Farmer and Wife Drilling a Water Well - Pie Town, NM, 1939

Farmer and Wife Drilling a Water Well - Pie Town, NM, 1939 (printed 1990)
Russell Lee (American, 1903 - 1986)
gelatin silver print, 8 x 10 in. (20.3 x 25.4 cm)
New Mexico Farm Security Administration Collection, Museum purchase with funds from the Pinewood Foundation with additional support from Barbara Erdman, 1990
1990.70.64

Russell Lee was born in Ottawa, Illinois, and experienced a childhood marked with instability and unsettling events. During the fall of 1917, he enrolled in Culver Military Academy in Indiana until his graduation in 1921, when he attended Lehigh University in Pennsylvania earning a degree in chemical engineering.
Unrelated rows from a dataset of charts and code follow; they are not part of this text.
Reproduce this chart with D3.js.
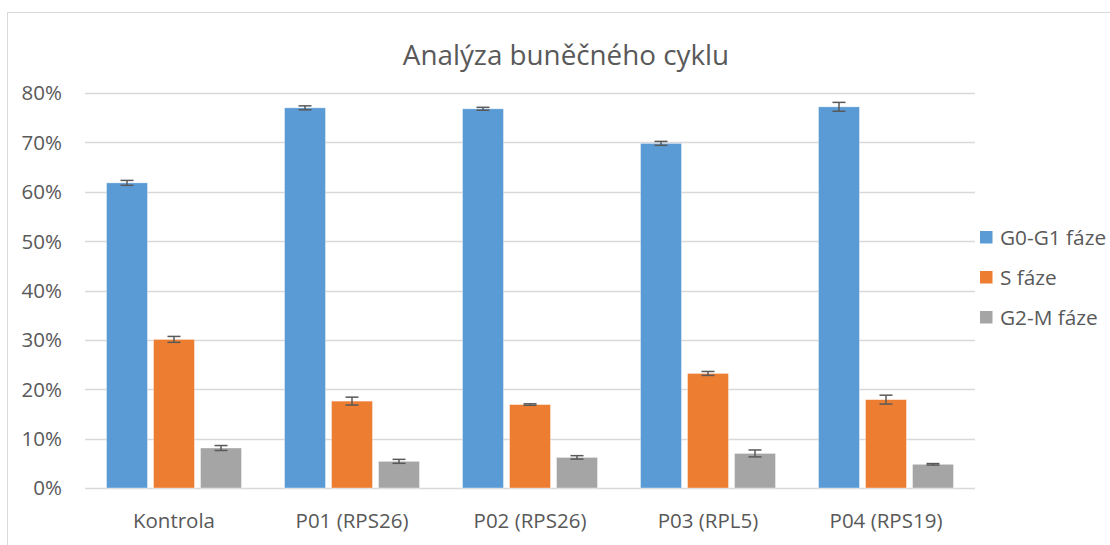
<!DOCTYPE html>
<html><head><meta charset="utf-8">
<script src="https://cdn.jsdelivr.net/npm/d3@7"></script>
<style>body{margin:0;background:#fff}svg{display:block}text{font-family:"Open Sans",Lato,sans-serif}</style>
</head><body>
<svg id="c" width="1110" height="545"></svg>
<script>
const categories = ["Kontrola","P01 (RPS26)","P02 (RPS26)","P03 (RPL5)","P04 (RPS19)"];
const seriesNames = ["G0-G1 fáze","S fáze","G2-M fáze"];
const colors = ["#5b9bd5","#ed7d31","#a5a5a5"];
const g0g1 = [61.8,77.0,76.8,69.8,77.2];
const sPhase = [30.1,17.6,16.9,23.2,17.9];
const g2m = [8.1,5.4,6.2,7.0,4.8];
const g0g1Err = [0.5,0.4,0.3,0.4,0.9];
const sErr = [0.6,0.8,0.15,0.4,0.9];
const g2mErr = [0.5,0.4,0.35,0.7,0.15];
const yTicks = [0,10,20,30,40,50,60,70,80];

const values = [g0g1, sPhase, g2m];
const errs = [g0g1Err, sErr, g2mErr];
const svg = d3.select("#c");
const L=85,R=975,T=93,B=488;

svg.append("rect").attr("x",7.5).attr("y",12.5).attr("width",1120).attr("height",560)
  .attr("fill","none").attr("stroke","#d9d9d9");

const y = d3.scaleLinear().domain([0,80]).range([B,T]);
const x0 = d3.scaleBand().domain(categories).range([L,R]).paddingInner(0.2416).paddingOuter(0.1208);
const x1 = d3.scaleBand().domain(d3.range(3)).range([0,x0.bandwidth()]).paddingInner(0.128);

// grid
svg.append("g").selectAll("line").data(yTicks).join("line")
  .attr("x1",L).attr("x2",R).attr("y1",d=>Math.round(y(d))+0.5).attr("y2",d=>Math.round(y(d))+0.5)
  .attr("stroke","#d9d9d9").attr("stroke-width",1.3);
// y labels
svg.append("g").selectAll("text").data(yTicks).join("text")
  .attr("x",62).attr("y",d=>y(d)).attr("dy","0.36em").attr("text-anchor","end")
  .attr("fill","#595959").attr("font-size",20.5).text(d=>d+"%");

// bars
const groups = svg.append("g").selectAll("g").data(categories).join("g")
  .attr("transform",c=>`translate(${x0(c)},0)`);
groups.each(function(c,i){
  const g=d3.select(this);
  for(let s=0;s<3;s++){
    const v=values[s][i], e=errs[s][i], cx=x1(s)+x1.bandwidth()/2;
    g.append("rect").attr("x",x1(s)).attr("width",x1.bandwidth())
      .attr("y",y(v)).attr("height",y(0)-y(v)).attr("fill",colors[s])
      .attr("stroke","#fff").attr("stroke-opacity",0.5).attr("stroke-width",0.75);
    const ey1=y(v+e), ey2=y(v-e);
    g.append("line").attr("x1",cx).attr("x2",cx).attr("y1",ey1).attr("y2",ey2).attr("stroke","#595959").attr("stroke-width",1.5);
    [ey1,ey2].forEach(yy=>g.append("line").attr("x1",cx-6.5).attr("x2",cx+6.5).attr("y1",yy).attr("y2",yy).attr("stroke","#595959").attr("stroke-width",1.5));
  }
});

// category labels
svg.append("g").selectAll("text").data(categories).join("text")
  .attr("x",c=>x0(c)+x0.bandwidth()/2).attr("y",521).attr("dy","0.36em").attr("text-anchor","middle")
  .attr("fill","#595959").attr("font-size",20.5).text(d=>d);

// title
svg.append("text").attr("x",566).attr("y",55).attr("dy","0.36em").attr("text-anchor","middle")
  .attr("fill","#595959").attr("font-size",27.8).text("Analýza buněčného cyklu");

// legend
const lg = svg.append("g").selectAll("g").data(seriesNames).join("g")
  .attr("transform",(d,i)=>`translate(980,${237+i*40})`);
lg.append("rect").attr("x",0).attr("y",-6).attr("width",12.5).attr("height",12.5).attr("fill",(d,i)=>colors[i]);
lg.append("text").attr("x",20).attr("y",0).attr("dy","0.36em").attr("fill","#595959").attr("font-size",20.8).text(d=>d);
</script>
</body></html>
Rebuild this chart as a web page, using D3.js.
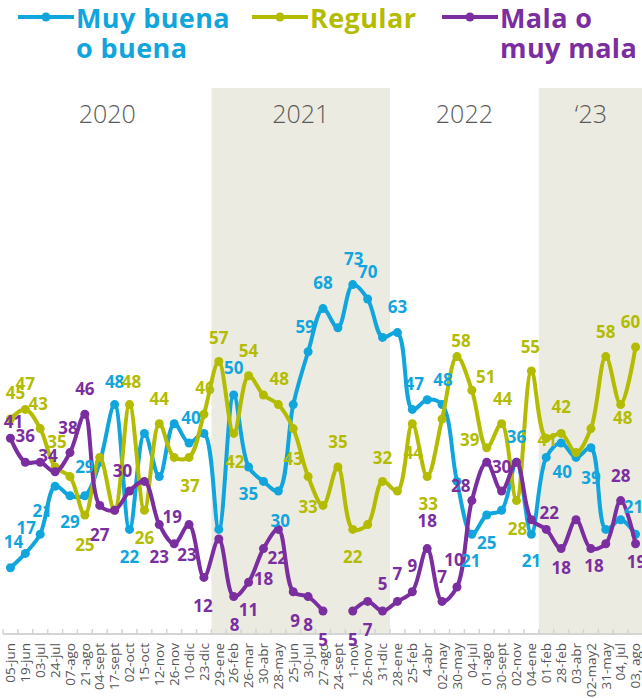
<!DOCTYPE html>
<html>
<head>
<meta charset="utf-8">
<title>Evaluación</title>
<script src="https://d3js.org/d3.v7.min.js"></script>
<style>
  body { margin: 0; background: #fff; }
  svg { display: block; }
</style>
</head>
<body>
<script>
var fechas = ["05-jun", "19-jun", "03-jul", "24-jul", "07-ago", "21-ago", "04-sept", "17-sept", "02-oct", "15-oct",
  "12-nov", "26-nov", "10-dic", "23-dic", "29-ene", "26-feb", "26-mar", "30-abr", "28-may", "25-jun",
  "30-jul", "27-ago", "24-sept", "1-nov", "26-nov", "31-dic", "28-ene", "25-feb", "4-abr", "02-may",
  "30-may", "04-jul", "01-ago", "30-sept", "02-nov", "04-ene", "01-feb", "28-feb", "03-abr", "02-may2",
  "31-may", "04, jul", "03, ago"];

var muyBuena = [14, 17, 21, 31, 29, 29, 36, 48, 22, 42, 33, 44, 40, 42, 22, 50, 35, 32, 30, 48,
  59, 68, 64, 73, 70, 62, 63, 47, 49, 48, 32, 21, 25, 26, 36, 21, 37, 40, 37, 39, 22, 24, 21];
var regular = [45, 47, 43, 35, 33, 25, 37, 26, 48, 26, 44, 37, 37, 46, 57, 42, 54, 50, 48, 43,
  33, 27, 35, 22, 23, 32, 30, 44, 33, 45, 58, 51, 39, 44, 28, 55, 41, 42, 38, 43, 58, 48, 60];
var mala = [41, 36, 36, 34, 38, 46, 27, 26, 30, 32, 23, 19, 23, 12, 20, 8, 11, 18, 22, 9,
  8, 5, null, 5, 7, 5, 7, 9, 18, 7, 10, 28, 36, 30, 36, 24, 22, 18, 24, 18, 19, 28, 19];

var anios = ["2020", "2021", "2022", "\u201823"];
var anioInicio = [0, 14, 26, 36];
var anioSombreado = [false, true, false, true];

// donde va cada etiqueta de valor: [indice, dx, dy]
var etqBuena = [[0, 3, -26], [1, 1, -25], [2, 2, -23], [4, 0, 26], [5, 0, -29], [7, 0, -23], [8, 0, 28],
  [12, 2, -25], [15, 0, -27], [16, 0, 27], [18, 2, 30], [20, -3, -25], [21, 0, -26], [23, 1, -26],
  [24, 0, -27], [26, 0, -26], [27, 2, -25], [29, 1, -25], [31, -1, 27], [32, 0, 28], [34, 0, -25],
  [35, 0, 27], [37, 1, 29], [39, 0, 30], [42, -2, -27]];
var etqRegular = [[0, 5, -26], [1, 0, -25], [2, -2, -25], [3, 2, -25], [5, 0, 30], [8, 2, -23],
  [9, 0, 28], [10, 0, -25], [12, 1, 29], [13, 1, -26], [14, 0, -23], [15, 1, 29], [16, 0, -25],
  [18, 1, -26], [19, 0, 30], [20, 0, 30], [22, 0, -25], [23, 0, 28], [25, 0, -23], [27, 1, 29],
  [28, 1, 27], [30, 4, -16], [31, 14, -13], [32, -17, -8], [33, 1, -25], [34, 1, 28], [35, -1, -24],
  [36, 1, 2], [37, 0, -26], [40, 0, -25], [41, 2, 13], [42, -5, -25]];
var etqMala = [[0, 3, -16], [1, 0, -26], [3, -7, -16], [4, -2, -25], [5, 0, -25], [6, 0, 30],
  [8, -7, -20], [10, 0, 32], [11, -2, -27], [12, -2, 30], [13, -1, 29], [15, 1, 28], [16, 0, 28],
  [17, 0, 30], [18, -1, 29], [19, 2, 29], [20, 0, 28], [21, 0, 29], [23, 0, 29], [24, 0, 29],
  [25, 0, -27], [26, 0, -27], [27, 0, -26], [28, 0, -28], [29, 0, -24], [30, -3, -27], [31, -11, -15],
  [33, 0, -24], [36, 3, -16], [37, 0, 19], [39, 3, 17], [41, 0, -25], [42, 1, 18]];

var series = [
  { nombre: ["Muy buena", "o buena"], valores: muyBuena, color: "#11a5dd", etq: etqBuena, lx: 18 },
  { nombre: ["Regular"], valores: regular, color: "#b3bc00", etq: etqRegular, lx: 252 },
  { nombre: ["Mala o", "muy mala"], valores: mala, color: "#7b2e9f", etq: etqMala, lx: 442 }
];

var width = 642, height = 698;
var svg = d3.select("body").append("svg")
  .attr("width", width)
  .attr("height", height)
  .style("font-family", "'Open Sans', sans-serif");

var x = d3.scaleBand()
  .domain(d3.range(fechas.length))
  .range([3, 643]);
var y = d3.scaleLinear()
  .domain([0, 100])
  .range([635, 155]);
var baseY = 634;

function cx(i) { return x(i) + x.bandwidth() / 2; }

// bandas de años
anios.forEach(function (a, k) {
  var x0 = x(anioInicio[k]);
  var x1 = k < anios.length - 1 ? x(anioInicio[k + 1]) : x.range()[1];
  if (anioSombreado[k]) {
    svg.append("rect")
      .attr("x", x0).attr("y", 88)
      .attr("width", x1 - x0).attr("height", baseY - 88)
      .attr("fill", "#ecebe1");
  }
  svg.append("text")
    .attr("x", (x0 + x1) / 2).attr("y", 123)
    .attr("text-anchor", "middle")
    .attr("fill", "#5a5a5a")
    .style("font-size", "25px")
    .style("font-weight", 300)
    .text(a);
});

// eje x
var ejeX = svg.append("g")
  .attr("transform", "translate(0," + baseY + ")")
  .call(d3.axisBottom(x).tickSize(0).tickFormat(function (i) { return fechas[i]; }));
ejeX.select(".domain").remove();
ejeX.selectAll("text")
  .attr("transform", "rotate(-90)")
  .attr("x", -9).attr("y", 0).attr("dy", "0.35em")
  .attr("text-anchor", "end")
  .attr("fill", "#555")
  .style("font-size", "13.5px")
  .style("font-family", "'Open Sans', sans-serif");

svg.append("line")
  .attr("x1", x.range()[0]).attr("x2", x.range()[1])
  .attr("y1", baseY).attr("y2", baseY)
  .attr("stroke", "#d4d4d4").attr("stroke-width", 2);
svg.append("g").selectAll("line")
  .data(d3.range(fechas.length + 1))
  .join("line")
  .attr("x1", function (k) { return x.range()[0] + k * x.step(); })
  .attr("x2", function (k) { return x.range()[0] + k * x.step(); })
  .attr("y1", baseY - 5).attr("y2", baseY)
  .attr("stroke", "#d4d4d4").attr("stroke-width", 1.5);

// líneas
var linea = d3.line()
  .defined(function (d) { return d != null; })
  .x(function (d, i) { return cx(i); })
  .y(function (d) { return y(d); })
  .curve(d3.curveCatmullRom.alpha(0.5));

series.forEach(function (s) {
  var g = svg.append("g");
  g.append("path")
    .datum(s.valores)
    .attr("d", linea)
    .attr("fill", "none")
    .attr("stroke", s.color)
    .attr("stroke-width", 4)
    .attr("stroke-linejoin", "round");
  g.selectAll("circle")
    .data(s.valores.map(function (v, i) { return { v: v, i: i }; }).filter(function (d) { return d.v != null; }))
    .join("circle")
    .attr("cx", function (d) { return cx(d.i); })
    .attr("cy", function (d) { return y(d.v); })
    .attr("r", 4.5)
    .attr("fill", s.color);
});

// etiquetas de valor
series.forEach(function (s) {
  svg.append("g").selectAll("text")
    .data(s.etq)
    .join("text")
    .attr("x", function (e) { return cx(e[0]) + e[1]; })
    .attr("y", function (e) { return y(s.valores[e[0]]) + e[2]; })
    .attr("dy", "0.35em")
    .attr("text-anchor", "middle")
    .attr("fill", s.color)
    .style("font-size", "17px")
    .style("font-weight", 700)
    .text(function (e) { return s.valores[e[0]]; });
});

// leyenda
series.forEach(function (s) {
  var g = svg.append("g");
  g.append("line")
    .attr("x1", s.lx).attr("x2", s.lx + 56)
    .attr("y1", 17).attr("y2", 17)
    .attr("stroke", s.color).attr("stroke-width", 4);
  g.append("circle")
    .attr("cx", s.lx + 28).attr("cy", 17).attr("r", 4.5)
    .attr("fill", s.color);
  g.selectAll("text")
    .data(s.nombre)
    .join("text")
    .attr("x", s.lx + 58)
    .attr("y", function (t, k) { return 28 + k * 30; })
    .attr("fill", s.color)
    .style("font-size", "27px")
    .style("font-weight", 700)
    .style("letter-spacing", "0.4px")
    .text(function (t) { return t; });
});
</script>
</body>
</html>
He returned to Illinois to work, but by 1929, he became restless and bored with his career; he resigned and in September of that year he and his family moved to San Francisco where he pursued painting. A little over a year later, upon the suggestion of a friend, they relocated to an artist’s community in Woodstock, New York. Lee took his first photographs in 1935. He worked for the Farm Security Administration from 1936 to 1942 and remained active in the field of documentary photography until 1977.